Communist fears: Palmer Raids – August 1919
The house of America’s Attorney General, Mitchell Palmer, was blown up. Palmer, an ambitious man who one day wanted to be President, believed that taking an anti-Communists and anti-anarchist stand would make him popular. He said the bombing was the work of a radical element and pledged to purge it by whatever steps were necessary. Palmer thought he would find many of these radicals in the immigrant community.
He set up the General Intelligence Division within the Department of Justice, run by his assistant J Edgar Hoover. This division spied on Communists and others considered dangerous. In January 1920, Hoover’s agents and local police organised raids on Communists in 33 cities, arresting 6,000 ‘foreign radicals’ and putting them in jail without trial. They were held in filthy conditions, were beaten up and forced to sign confessions. 600 people were deported. Most had to be released due to lack of evidence. Palmer then warned of a May Day demonstration, organised police and special troops but the riot did not happen. People lost faith in him. The hysteria passed almost as suddenly as it began. The Bolshevik threat had been exaggerated.
Most immigrants were too preoccupied with adjusting to their new environment to consider subversive political activity of any kind.

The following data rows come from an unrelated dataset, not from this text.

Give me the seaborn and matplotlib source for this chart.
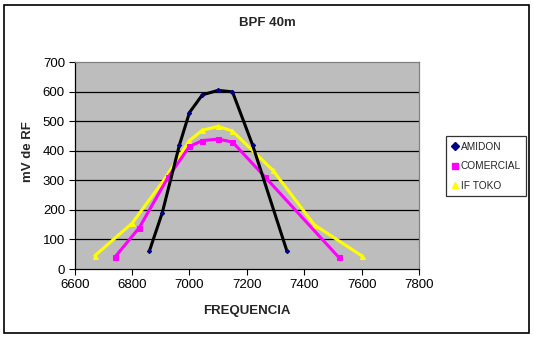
import matplotlib
matplotlib.use("Agg")
import matplotlib.pyplot as plt
from matplotlib.lines import Line2D
from matplotlib.patches import Rectangle
import pandas as pd
import seaborn as sns

# Frequency response of three 40 m band-pass filters
amidon_f = [6860, 6905, 6965, 7000, 7045, 7100, 7150, 7220, 7340]
amidon_mv = [60, 190, 420, 530, 590, 605, 600, 420, 60]

comercial_f = [6740, 6825, 6925, 7000, 7045, 7100, 7150, 7265, 7520]
comercial_mv = [40, 140, 310, 415, 435, 440, 430, 310, 40]

toko_f = [6670, 6800, 6910, 7000, 7045, 7100, 7150, 7290, 7435, 7600]
toko_mv = [45, 155, 300, 435, 470, 483, 467, 335, 150, 45]

series_names = ["AMIDON", "COMERCIAL", "IF TOKO"]
x_ticks = [6600, 6800, 7000, 7200, 7400, 7600, 7800]
y_ticks = [0, 100, 200, 300, 400, 500, 600, 700]

df = pd.concat([
    pd.DataFrame({"f": amidon_f, "mv": amidon_mv, "serie": series_names[0]}),
    pd.DataFrame({"f": comercial_f, "mv": comercial_mv, "serie": series_names[1]}),
    pd.DataFrame({"f": toko_f, "mv": toko_mv, "serie": series_names[2]}),
], ignore_index=True)

sns.set_style("white")
plt.rcParams["font.family"] = ["Liberation Sans", "DejaVu Sans"]

fig = plt.figure(figsize=(5.34, 3.38), dpi=100)
ax = fig.add_axes([0.1399, 0.2041, 0.6447, 0.6115])
ax.set_facecolor("#bdbdbd")

line_colors = {"AMIDON": "black", "COMERCIAL": "#ff00ff", "IF TOKO": "#ffff00"}
marker_styles = {"AMIDON": "D", "COMERCIAL": "s", "IF TOKO": "^"}
marker_colors = {"AMIDON": "#000080", "COMERCIAL": "#ff00ff", "IF TOKO": "#ffff00"}
marker_sizes = {"AMIDON": 2.2, "COMERCIAL": 3.6, "IF TOKO": 3.6}

# draw back to front: yellow, magenta, black on top
for name in ["IF TOKO", "COMERCIAL", "AMIDON"]:
    sub = df[df["serie"] == name]
    sns.lineplot(data=sub, x="f", y="mv", ax=ax, color=line_colors[name],
                 linewidth=2.2, marker=marker_styles[name],
                 markersize=marker_sizes[name],
                 markerfacecolor=marker_colors[name],
                 markeredgecolor=marker_colors[name],
                 sort=False, estimator=None, legend=False, zorder=3)

ax.set_xlim(6600, 7800)
ax.set_ylim(0, 700)
ax.set_xticks(x_ticks)
ax.set_yticks(y_ticks)
ax.set_xticklabels([str(v) for v in x_ticks])
ax.set_yticklabels([str(v) for v in y_ticks])
ax.tick_params(axis="both", direction="out", length=4, width=0.8,
               labelsize=9.5, colors="black", pad=3,
               bottom=True, left=True)

for v in y_ticks[1:-1]:
    ax.axhline(v, color="black", linewidth=0.9, zorder=1)

for side in ["left", "bottom"]:
    ax.spines[side].set_color("black")
    ax.spines[side].set_linewidth(0.9)
for side in ["top", "right"]:
    ax.spines[side].set_color("#808080")
    ax.spines[side].set_linewidth(0.9)

ax.set_xlabel("")
ax.set_ylabel("")
fig.text(247 / 534, 1 - 311 / 338, "FREQUENCIA", ha="center", va="center",
         fontsize=9.5, fontweight="bold")
fig.text(28 / 534, 1 - 152 / 338, "mV de RF", ha="center", va="center",
         rotation=90, fontsize=9.5, fontweight="bold")
fig.text(267 / 534, 1 - 23 / 338, "BPF 40m", ha="center", va="center",
         fontsize=9.5, fontweight="bold")

handles = [Line2D([], [], linestyle="none", marker=marker_styles[n],
                  markersize=4.2 if n != "AMIDON" else 3.8,
                  markerfacecolor=marker_colors[n],
                  markeredgecolor=marker_colors[n]) for n in series_names]
leg = fig.legend(handles, series_names, loc="upper left",
                 bbox_to_anchor=(446 / 534, 1 - 136 / 338),
                 frameon=True, fancybox=False, fontsize=7.3,
                 handlelength=0.7, handletextpad=0.2, borderpad=0.55,
                 borderaxespad=0, labelspacing=0.95)
leg.get_frame().set_edgecolor("black")
leg.get_frame().set_linewidth(0.9)

# outer chart border
fig.patches.append(Rectangle((4 / 534, 1 - 333 / 338), 525 / 534, 328 / 338,
                             transform=fig.transFigure, fill=False,
                             edgecolor="black", linewidth=1.2))

fig.savefig("out.png", dpi=100)
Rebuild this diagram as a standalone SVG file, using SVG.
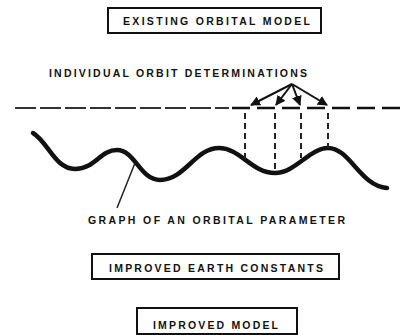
<svg xmlns="http://www.w3.org/2000/svg" width="405" height="335" viewBox="0 0 405 335">
  <style>
    .box { fill: #fff; stroke: #111; stroke-width: 2; }
    .lbl { font-family: "Liberation Sans", Arial, sans-serif; font-weight: bold; font-size: 10.5px; fill: #111; }
    .curve { fill: none; stroke: #111; stroke-width: 4.5; stroke-linecap: round; }
    .ptr { fill: none; stroke: #222; stroke-width: 1.5; }
    .arr { fill: none; stroke: #111; stroke-width: 2; }
    .vdash { fill: none; stroke: #222; stroke-width: 2; stroke-dasharray: 6 4; }
  </style>
  <defs>
    <marker id="ah" viewBox="0 0 10 10" refX="9" refY="5" markerWidth="5" markerHeight="5" orient="auto" markerUnits="strokeWidth">
      <path d="M0,0 L10,5 L0,10 Z" fill="#111"/>
    </marker>
  </defs>
  <rect width="405" height="335" fill="#fff"/>

  <g id="existing-model">
    <rect class="box" x="108" y="8" width="213" height="25"/>
    <text class="lbl" x="123" y="25" textLength="187" lengthAdjust="spacing">EXISTING ORBITAL MODEL</text>
  </g>

  <g id="orbit-determinations-label">
    <text class="lbl" x="49" y="77" textLength="258" lengthAdjust="spacing">INDIVIDUAL ORBIT DETERMINATIONS</text>
  </g>

  <g id="model-line">
    <line x1="15" y1="108" x2="229" y2="108" stroke="#333" stroke-width="2" stroke-dasharray="21 4"/>
    <line x1="232" y1="108" x2="405" y2="108" stroke="#111" stroke-width="2.5" stroke-dasharray="18 7"/>
  </g>

  <g id="orbital-graph">
    <path class="curve" d="M33,133 C48,142 55,169 75,169 C95,169 100,150 117,150 C135,150 140,180 160,180 C185,180 195,148 219,148 C240,148 252,173 275,173 C295,173 310,148 328,148 C350,148 360,186 387,188"/>
  </g>

  <g id="graph-label">
    <text class="lbl" x="88" y="224" textLength="257" lengthAdjust="spacing">GRAPH OF AN ORBITAL PARAMETER</text>
  </g>

  <g id="earth-constants">
    <rect class="box" x="92" y="254" width="247" height="25"/>
    <text class="lbl" x="109" y="272" textLength="214" lengthAdjust="spacing">IMPROVED EARTH CONSTANTS</text>
  </g>

  <g id="improved-model">
    <rect class="box" x="137" y="308" width="160" height="26"/>
    <text class="lbl" x="153" y="329" textLength="125" lengthAdjust="spacing">IMPROVED MODEL</text>
  </g>

  <g id="connectors">
    <line class="arr" x1="292" y1="84" x2="251" y2="105" marker-end="url(#ah)"/>
    <line class="arr" x1="292" y1="84" x2="276" y2="105" marker-end="url(#ah)"/>
    <line class="arr" x1="292" y1="84" x2="300" y2="105" marker-end="url(#ah)"/>
    <line class="arr" x1="292" y1="84" x2="327" y2="105" marker-end="url(#ah)"/>
    <line class="vdash" x1="245" y1="113" x2="245" y2="160"/>
    <line class="vdash" x1="275" y1="113" x2="275" y2="173"/>
    <line class="vdash" x1="301" y1="113" x2="301" y2="158"/>
    <line class="vdash" x1="328" y1="113" x2="328" y2="148"/>
    <line class="ptr" x1="135" y1="163" x2="117" y2="208"/>
  </g>
</svg>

On May 5th 1920, Italian immigrants, Nicola Sacchio and Bartolomeo Vanzetti, were arrested in Massachusetts and charged with murdering two men during an armed robbery. They were anarchists, spoke no English, but were found carrying guns. Their lawyer put forward the defence that they were elsewhere when the robbery took place and claimed they were being persecuted for their well-known political beliefs. There was little concrete evidence against them. The judge in the case privately called them ‘those anarchist bastards’ and they were found guilty and sentenced to death. Many people believed that the two men were innocent and despite serious doubts and a massive worldwide campaign, they were executed in the electric chair in 1927. This shocked many people in the liberal minded north of the USA but many in rural America supported the executions. They were coming to believe that the cities were filled with ‘foreigners’ who would not adopt the American ways and were determined to overthrow the American way of life.
Did the new immigrants have any political clout?
Immigrants had little influence in the political system until they became naturalised US citizens and gained voting rights. Even then they were not all equally enthusiastic about exercising their right once granted. The immigrant population helped increase the number of Congressmen who represented states such as New York, Massachusetts, Pennsylvania, New Jersey, Illinois and Ohio but the American-born population continued to determine the Congressional and Presidential politics of their respective states.
Immigrants who became eligible to vote did not do so en bloc. They expressed party preferences in different states. In 1920, Poles tended to back Woodrow Wilson who was advocating the creation of the new nation of Poland, whereas the Italians, East Europeans, Irish and Germans did not. Therefore the immigrant vote was too divided.
At the state and local levels, party bosses understood the political potential of the new immigrants. In cities, their machines protected immigrants from hostility and urban politicians plotted to capture the immigrant vote.